◆ **The exercise**
Where a line holds "matplotlib", copy it.
-- begin Data lines --
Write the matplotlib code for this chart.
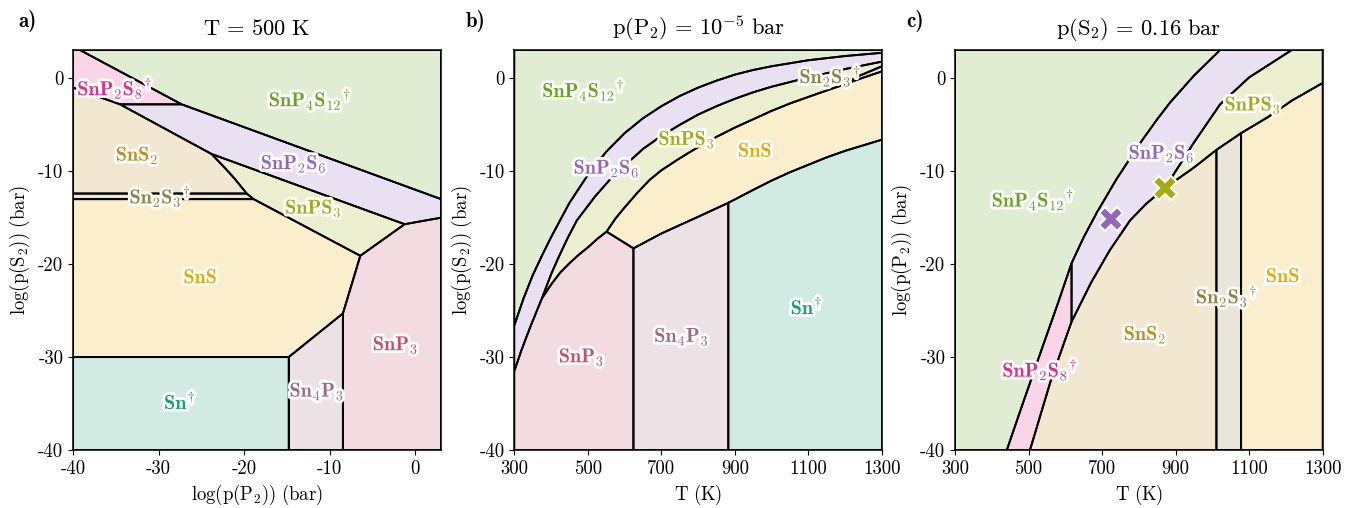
import numpy as np
import matplotlib
matplotlib.use('Agg')
import matplotlib.pyplot as plt
import matplotlib.patheffects as pe
from matplotlib.colors import to_rgba

plt.rcParams['font.family'] = 'serif'
plt.rcParams['font.serif'] = ['cmr10']
plt.rcParams['mathtext.fontset'] = 'cm'
plt.rcParams['axes.unicode_minus'] = False
plt.rcParams['font.size'] = 13.5

###### Phase colours #######################################
col = {'Sn': '#1b9e77', 'SnS': '#e6ab02', 'SnS2': '#c0901e', 'Sn2S3': '#8a8444',
       'SnPS3': '#a4ac14', 'SnP2S6': '#9467bd', 'SnP2S8': '#e7298a',
       'SnP4S12': '#66a61e', 'SnP3': '#c4506c', 'Sn4P3': '#a26a80'}

###### Panel a : T = 500 K, x = log p(P2), y = log p(S2) ####
a_snp4s12_x = [-39.2, -27.3, 3, 3]
a_snp4s12_y = [3.05, -2.8, -13.0, 3.05]
a_snp2s8_x = [-40, -39.2, -27.3, -34.5, -40]
a_snp2s8_y = [3.05, 3.05, -2.8, -2.8, -1.0]
a_snp2s6_x = [-34.5, -27.3, 3, 3, -1.25, -23.8]
a_snp2s6_y = [-2.8, -2.8, -13.0, -15.0, -15.7, -8.15]
a_sns2_x = [-40, -34.5, -23.8, -22.5, -21.2, -19.7, -40]
a_sns2_y = [-1.0, -2.8, -8.15, -9.4, -10.7, -12.4, -12.4]
a_sn2s3_x = [-40, -19.7, -18.9, -40]
a_sn2s3_y = [-12.4, -12.4, -13.0, -13.0]
a_snps3_x = [-23.8, -1.25, -6.43, -18.9, -19.7, -21.2, -22.5]
a_snps3_y = [-8.15, -15.7, -19.1, -13.0, -12.4, -10.7, -9.4]
a_sns_x = [-40, -18.9, -6.43, -8.46, -14.8, -40]
a_sns_y = [-13.0, -13.0, -19.1, -25.3, -30.0, -30.0]
a_snp3_x = [-1.25, 3, 3, -8.46, -8.46, -6.43]
a_snp3_y = [-15.7, -15.0, -40, -40, -25.3, -19.1]
a_sn4p3_x = [-14.8, -8.46, -8.46, -14.8]
a_sn4p3_y = [-30.0, -25.3, -40, -40]
a_sn_x = [-40, -14.8, -14.8, -40]
a_sn_y = [-30.0, -30.0, -40, -40]

###### Panel b : p(P2) = 1e-5 bar, x = T, y = log p(S2) #####
b_T1 = [300, 325, 350, 375, 400, 450, 500, 550, 600, 650, 700, 750, 800, 850, 900, 950,
        1000, 1100, 1200, 1300]
b_y1 = [-26.6, -23.7, -21.2, -19.1, -17.1, -13.4, -10.4, -7.9, -5.9, -4.3, -3.0, -1.9,
        -1.0, -0.25, 0.4, 0.9, 1.3, 1.95, 2.4, 2.75]
b_T2lo = [300, 320, 345, 375]
b_y2lo = [-31.5, -29.2, -26.6, -23.7]
b_T2 = [375, 400, 420, 445, 470, 520, 560, 600, 650, 700, 750, 800, 850, 900, 950, 1000,
        1100, 1200, 1300]
b_y2 = [-23.7, -21.1, -19.3, -17.2, -15.3, -12.7, -10.9, -9.4, -7.6, -6.2, -5.0, -3.9,
        -3.0, -2.2, -1.5, -0.9, 0.1, 1.0, 1.8]
b_T3 = [375, 400, 425, 450, 475, 500, 525, 551]
b_y3 = [-23.7, -22.2, -20.9, -19.9, -19.0, -18.2, -17.3, -16.5]
b_T4 = [551, 575, 600, 635, 669, 700, 750, 800, 850, 900, 950, 1000, 1050, 1100, 1150, 1180]
b_y4 = [-16.5, -15.1, -13.9, -12.3, -10.9, -9.9, -8.6, -7.4, -6.3, -5.3, -4.4, -3.5,
        -2.7, -2.0, -1.3, -0.9]
b_T5a = [1180, 1240, 1300]
b_y5a = [-0.9, 0.3, 1.3]
b_T5b = [1180, 1240, 1300]
b_y5b = [-0.9, -0.05, 0.75]
b_T6 = [551, 624]
b_y6 = [-16.5, -18.3]
b_T7 = [624, 700, 800, 882]
b_y7 = [-18.3, -16.7, -14.9, -13.4]
b_T8 = [882, 950, 1000, 1050, 1100, 1150, 1200, 1250, 1300]
b_y8 = [-13.4, -12.0, -11.0, -10.1, -9.3, -8.5, -7.8, -7.2, -6.6]

###### Panel c : p(S2) = 0.16 bar, x = T, y = log p(P2) #####
c_T1a = [441, 480, 531, 580, 617]
c_y1a = [-40, -35.5, -29.7, -24.2, -19.9]
c_T1b = [617, 650, 685, 740, 803, 850, 885, 950, 1021]
c_y1b = [-19.9, -17.1, -14.5, -10.8, -7.0, -4.4, -2.6, 0.3, 3.05]
c_T2a = [504, 560, 599, 617]
c_y2a = [-40, -32.6, -28.2, -26.2]
c_T2b = [617, 670, 721, 776, 820, 871]
c_y2b = [-26.2, -22.0, -18.5, -15.3, -13.5, -11.8]
c_T2c = [871, 950, 1021, 1100, 1216]
c_y2c = [-11.8, -6.9, -2.8, 0.1, 3.05]
c_T3a = [871, 950, 1011]
c_y3a = [-11.8, -9.6, -7.7]
c_T3b = [1011, 1078]
c_y3b = [-7.7, -5.9]
c_T3c = [1078, 1150, 1216, 1300]
c_y3c = [-5.9, -4.2, -2.4, -0.5]
c_mark_T = [723, 871]
c_mark_y = [-15.1, -11.8]

YTOP = 3.05


def region(ax, xs, ys, name):
    ax.fill(xs, ys, facecolor=to_rgba(col[name], 0.2), edgecolor='k',
            linewidth=1.4, zorder=1)


def label(ax, x, y, s, name):
    ax.text(x, y, s, color=col[name], ha='center', va='center', fontsize=14.5,
            zorder=5, path_effects=[pe.withStroke(linewidth=4, foreground='white')])


def r(*parts):
    return np.concatenate([np.asarray(p, dtype=float) for p in parts])


fig = plt.figure(figsize=(13.59, 5.08), dpi=100)
ax_a = fig.add_axes([73/1359, 58/508, 368/1359, 400/508])
ax_b = fig.add_axes([514.3/1359, 58/508, 367.7/1359, 400/508])
ax_c = fig.add_axes([955/1359, 58/508, 367.7/1359, 400/508])

# ---- panel a
ax = ax_a
region(ax, a_snp4s12_x, a_snp4s12_y, 'SnP4S12')
region(ax, a_snp2s8_x, a_snp2s8_y, 'SnP2S8')
region(ax, a_snp2s6_x, a_snp2s6_y, 'SnP2S6')
region(ax, a_sns2_x, a_sns2_y, 'SnS2')
region(ax, a_sn2s3_x, a_sn2s3_y, 'Sn2S3')
region(ax, a_snps3_x, a_snps3_y, 'SnPS3')
region(ax, a_sns_x, a_sns_y, 'SnS')
region(ax, a_snp3_x, a_snp3_y, 'SnP3')
region(ax, a_sn4p3_x, a_sn4p3_y, 'Sn4P3')
region(ax, a_sn_x, a_sn_y, 'Sn')
label(ax, -35.1, -1.1, r'$\mathbf{SnP_2S_8}^{\!\dagger}$', 'SnP2S8')
label(ax, -12.3, -2.3, r'$\mathbf{SnP_4S_{12}}^{\!\dagger}$', 'SnP4S12')
label(ax, -32.5, -8.3, r'$\mathbf{SnS_2}$', 'SnS2')
label(ax, -14.2, -9.2, r'$\mathbf{SnP_2S_6}$', 'SnP2S6')
label(ax, -29.8, -12.75, r'$\mathbf{Sn_2S_3}^{\!\dagger}$', 'Sn2S3')
label(ax, -11.9, -14.0, r'$\mathbf{SnPS_3}$', 'SnPS3')
label(ax, -25.1, -21.5, r'$\mathbf{SnS}$', 'SnS')
label(ax, -27.5, -34.8, r'$\mathbf{Sn}^{\!\dagger}$', 'Sn')
label(ax, -11.5, -33.7, r'$\mathbf{Sn_4P_3}$', 'Sn4P3')
label(ax, -2.3, -28.7, r'$\mathbf{SnP_3}$', 'SnP3')
ax.set_xlim(-40, 3)
ax.set_xticks([-40, -30, -20, -10, 0])
ax.set_xlabel(r'$\log(\mathrm{p}(\mathrm{P}_2))\ (\mathrm{bar})$')
ax.set_ylabel(r'$\log(\mathrm{p}(\mathrm{S}_2))\ (\mathrm{bar})$')
ax.set_title(r'$\mathrm{T}\,=\,500\ \mathrm{K}$', pad=11)

# ---- panel b
ax = ax_b
region(ax, r(b_T1, [1300, 300]), r(b_y1, [YTOP, YTOP]), 'SnP4S12')
region(ax, r(b_T1, b_T2[::-1], b_T2lo[::-1]), r(b_y1, b_y2[::-1], b_y2lo[::-1]), 'SnP2S6')
region(ax, r(b_T2, b_T5a[::-1], b_T4[::-1], b_T3[::-1]),
       r(b_y2, b_y5a[::-1], b_y4[::-1], b_y3[::-1]), 'SnPS3')
region(ax, r(b_T5a, b_T5b[::-1]), r(b_y5a, b_y5b[::-1]), 'Sn2S3')
region(ax, r(b_T4, b_T5b, b_T8[::-1], b_T7[::-1], b_T6[::-1]),
       r(b_y4, b_y5b, b_y8[::-1], b_y7[::-1], b_y6[::-1]), 'SnS')
region(ax, r(b_T2lo, b_T3, b_T6, [624, 300]), r(b_y2lo, b_y3, b_y6, [-40, -40]), 'SnP3')
region(ax, r(b_T7, [882, 624]), r(b_y7, [-40, -40]), 'Sn4P3')
region(ax, r(b_T8, [1300, 882]), r(b_y8, [-40, -40]), 'Sn')
label(ax, 488, -1.3, r'$\mathbf{SnP_4S_{12}}^{\!\dagger}$', 'SnP4S12')
label(ax, 769, -6.6, r'$\mathbf{SnPS_3}$', 'SnPS3')
label(ax, 955, -7.9, r'$\mathbf{SnS}$', 'SnS')
label(ax, 551, -9.7, r'$\mathbf{SnP_2S_6}$', 'SnP2S6')
label(ax, 1159, 0.2, r'$\mathbf{Sn_2S_3}^{\!\dagger}$', 'Sn2S3')
label(ax, 1095, -24.6, r'$\mathbf{Sn}^{\!\dagger}$', 'Sn')
label(ax, 755, -27.8, r'$\mathbf{Sn_4P_3}$', 'Sn4P3')
label(ax, 483, -30.0, r'$\mathbf{SnP_3}$', 'SnP3')
ax.set_xlabel(r'$\mathrm{T}\ (\mathrm{K})$')
ax.set_ylabel(r'$\log(\mathrm{p}(\mathrm{S}_2))\ (\mathrm{bar})$')
ax.set_title(r'$\mathrm{p}(\mathrm{P}_2)\,=\,10^{-5}\ \mathrm{bar}$', pad=11)

# ---- panel c
ax = ax_c
region(ax, r([300, 300], c_T1a, c_T1b), r([YTOP, -40], c_y1a, c_y1b), 'SnP4S12')
region(ax, r(c_T1a, c_T2a[::-1]), r(c_y1a, c_y2a[::-1]), 'SnP2S8')
region(ax, r(c_T1b, c_T2c[::-1], c_T2b[::-1]), r(c_y1b, c_y2c[::-1], c_y2b[::-1]), 'SnP2S6')
region(ax, r(c_T2c, [1300], c_T3c[::-1], c_T3b[::-1], c_T3a[::-1]),
       r(c_y2c, [YTOP], c_y3c[::-1], c_y3b[::-1], c_y3a[::-1]), 'SnPS3')
region(ax, r(c_T2a, c_T2b, c_T3a, [1011, 504]), r(c_y2a, c_y2b, c_y3a, [-40, -40]), 'SnS2')
region(ax, r(c_T3b, [1078, 1011]), r(c_y3b, [-40, -40]), 'Sn2S3')
region(ax, r(c_T3c, [1300, 1078]), r(c_y3c, [-40, -40]), 'SnS')
ax.plot(c_mark_T[0], c_mark_y[0], 'X', ms=17, color=col['SnP2S6'], mec='white', mew=1.5, zorder=4)
ax.plot(c_mark_T[1], c_mark_y[1], 'X', ms=17, color=col['SnPS3'], mec='white', mew=1.5, zorder=4)
label(ax, 512, -13.1, r'$\mathbf{SnP_4S_{12}}^{\!\dagger}$', 'SnP4S12')
label(ax, 862, -8.1, r'$\mathbf{SnP_2S_6}$', 'SnP2S6')
label(ax, 1110, -2.9, r'$\mathbf{SnPS_3}$', 'SnPS3')
label(ax, 1192, -21.4, r'$\mathbf{SnS}$', 'SnS')
label(ax, 1039, -23.5, r'$\mathbf{Sn_2S_3}^{\!\dagger}$', 'Sn2S3')
label(ax, 817, -27.6, r'$\mathbf{SnS_2}$', 'SnS2')
label(ax, 531, -31.4, r'$\mathbf{SnP_2S_8}^{\!\dagger}$', 'SnP2S8')
ax.set_xlabel(r'$\mathrm{T}\ (\mathrm{K})$')
ax.set_ylabel(r'$\log(\mathrm{p}(\mathrm{P}_2))\ (\mathrm{bar})$')
ax.set_title(r'$\mathrm{p}(\mathrm{S}_2)\,=\,0.16\ \mathrm{bar}$', pad=11)

for ax in (ax_b, ax_c):
    ax.set_xlim(300, 1300)
    ax.set_xticks([300, 500, 700, 900, 1100, 1300])
for ax in (ax_a, ax_b, ax_c):
    ax.set_ylim(-40, YTOP)
    ax.set_yticks([0, -10, -20, -30, -40])
    for s in ax.spines.values():
        s.set_linewidth(1.1)
        s.set_zorder(6)

for x0, letter in [(18, 'a)'), (466, 'b)'), (906, 'c)')]:
    fig.text(x0/1359, 1 - 21/508, letter, family='cmb10', fontsize=15, va='center')

fig.savefig('out.png', dpi=100)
-- end Data lines --
◆ **The solution**
Write the matplotlib code for this chart.
import matplotlib
matplotlib.use('Agg')
import matplotlib.pyplot as plt
import matplotlib.patheffects as pe
from matplotlib.colors import to_rgba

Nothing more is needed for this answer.